Jacob Sherkow NY Law School

Jacob Sherkow NY Law School

Please join us for a webinar on Tuesday the 29th of January 2019 at 12:00 London time i.e. 13:00 Brussels time, 14:00 Athens time. The speaker is Jacob S. Sherkow, Professor of Law, Innovation Center for Law and Technology, New York Law School, USA. The title of the talk is “The Pick-And-Shovel Play: Bioethics For Gene-Editing Vector Patents”.

The moderator will be Andreas Panagopoulos. More information can be found at http://technisnet.org/current%20seminars.html

The program we use to deliver webinars is called VSee and you can easily download it for free.  A very short demo of VSee can be found at  https://www.youtube.com/watch?v=nDb7-Mrz0L4. To participate and for further information, please contact Dr. Andreas Panagopoulos at least a day prior to the seminar.

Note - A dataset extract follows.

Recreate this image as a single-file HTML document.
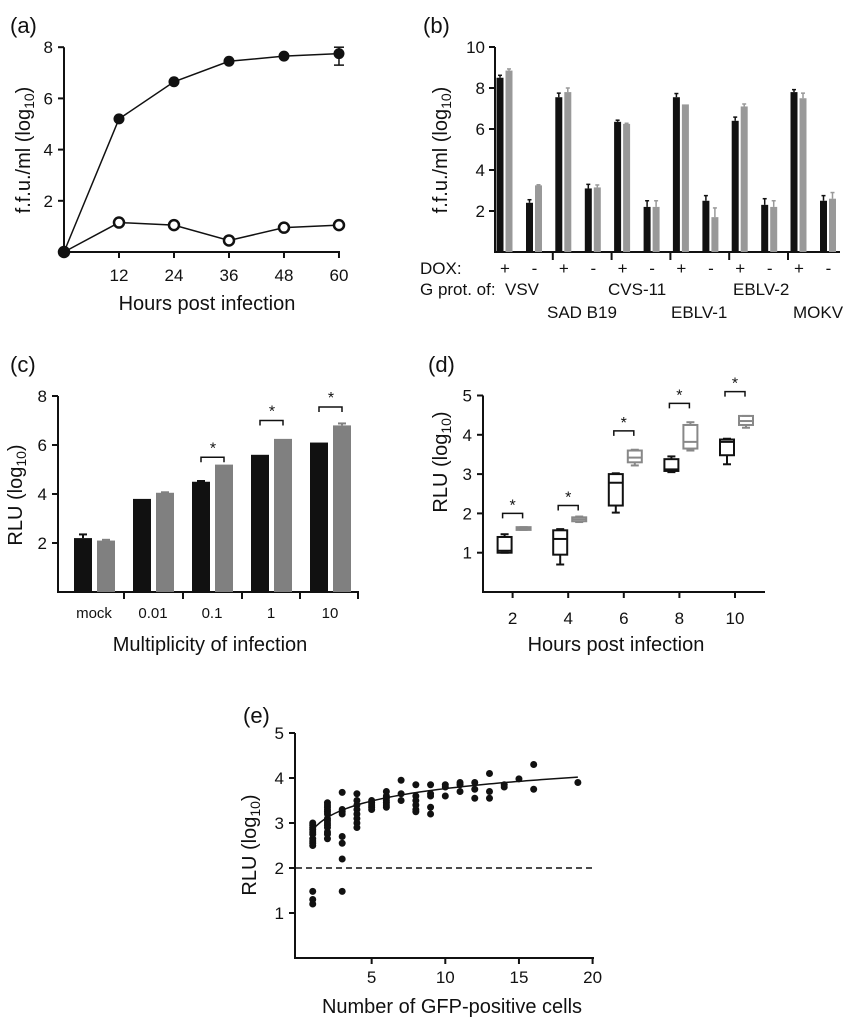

Abstract: Concerns over patent protection covering new forms of gene-editing have largely focused on the intellectual property covering the editing mechanism itself, most notably CRISPR (clustered regularly interspaced short palindromic repeats), but also ZFNs (zinc finger nucleases) and TALENs (transcription activator-like effector nucleases). Some of the most important technical advances in these areas, however, relate not to these technologies themselves but to vectors—the means for introducing the gene-editing machinery into human cells. In this Article, we discuss the implications of one intellectual property strategy used by some commercial developers of geneediting vectors: a divided strategy of keeping some of the most significant information about vectors secret while patenting, cryptically, other aspects. We liken this to the business strategy of a “pickand-shovel play”: using secrecy as informational arbitrage to sell gene-editing’s necessary equipment. Such a strategy raises specific ethical and safety issues pertaining to many gene therapy interventions, namely, the uncertainty of risk, a reliance on insufficient preclinical evidence, the detriment of patient–physician decision-making, and increases in monetary costs. At the same time, these bioethical issues seem to illuminate the importance of patents’ disclosure function to, perhaps surprisingly, consumers, users, and standards developers.